Such can be the powerful consequences of a topological understanding of transduction, leading to a non-Euclidean mode of thought—enabling individuations to become space-surfaces of potentially infinite dimensions, and liberating relationships from any form of transcendental determination. The notion of a topological space of possibilities is what allowed Deleuze to overcome and replace the old dichotomy—that dominated philosophy from Aristotle to Kant and Hegel—between ‘the general’ and ‘the particular’, implying hierarchical (vertical) distributions of forms and matter. Beyond a system of categories, Deleuze’s actual world is populated only by individual singularities, which result from transductive processes of individuation. The new spaces and their defining planes of reference or composition are deeply immanent and opposed to planes of transcendence, which always come from above, as if designed “in the mind of god […] [and] involving the formation of subjects” (Deleuze 1988, 128). In contrast with this, a plane of immanence has no supplementary dimension. Such a plane “will be perceived [only] with that which it makes perceptible to us, as we proceed” (Deleuze 1988, 128). From a topological point of view, a plane of immanence and a plane of transcendence are fundamentally different—“we do not live or think or write in the same way on both planes” (Deleuze 1988, 128).

3.7. Somatic transduction (corporeality)

A further extension of the concept of transduction has been proposed by Brian Massumi, who, focusing on the human body, defined it as a ‘transducer of the virtual’:

In sensation the thinking-feeling body is operating as a transducer. If sensation is the analog processing by body-matter of ongoing transformative forces, then foremost among them are forces of appearing as such: of coming into being, registering as becoming. The body, sensor of change, is a transducer of the virtual. (Massumi 2002, 135)

Following this sentence, the body—every single human body—is not only the individuated ongoing result of transductive process: it is itself a transducer, it is itself part of diverse transductive chains of events. The human body is not any more the privileged place of an idealized subjective and uncorrupted ‘I’, but a conglomerate of molecules thorough which impersonal and pre-individual singularities have the chance to become actualized in specific events such as cell fecundation, embryonic stage, fluid- and organ-formation, nervous system, brain, heart, psychic and collective modes of individuation, noetic, cultural and artistic expressions, and so on and so forth. This wide ranging body is pre-human, human, non-human, and post-human; all at the same time, through different processes of modulation and transduction. The crucial point is the death of the subject, which allows the body to embrace energetic processes that enable unpredictable events to happen—no one will ever know what a body can do. Especially because it is not dependent on any idealized ‘will’ of the subject.
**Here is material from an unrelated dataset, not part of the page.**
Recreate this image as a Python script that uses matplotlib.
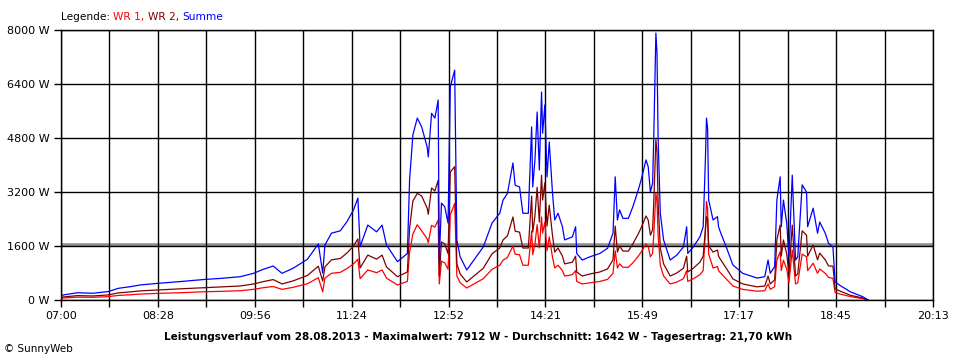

In music, be it in the act of composing or performing, the main interface or transducer between the innumerable incompatible potentials and their effective, acoustic concretization is precisely the human body. A body radically energized, activated by desire production, set-in-motion by diverse simultaneous impulses, attentively listening to its own ongoing manifestations, loving what it does, hating what it does, and continuing in the uncertainty of the future. It is a transducer within a metastable system, but it is itself another metastable system. With the human body we enter a realm of transducers of transducers, something like an ensemble of transducers. A performer’s body is “a body that beats” (Barthes 1985, 299), an excited body just about to explode, just about to initiate an energetic discharge from the uncontainable tensions of music and somatic intensities to newly individuated tensions and sensations. Instead of a logic of sense (with clear forms and matters), the artist’s body operates as a transducer within a logic of sensation (immersed in intensive transductive processes).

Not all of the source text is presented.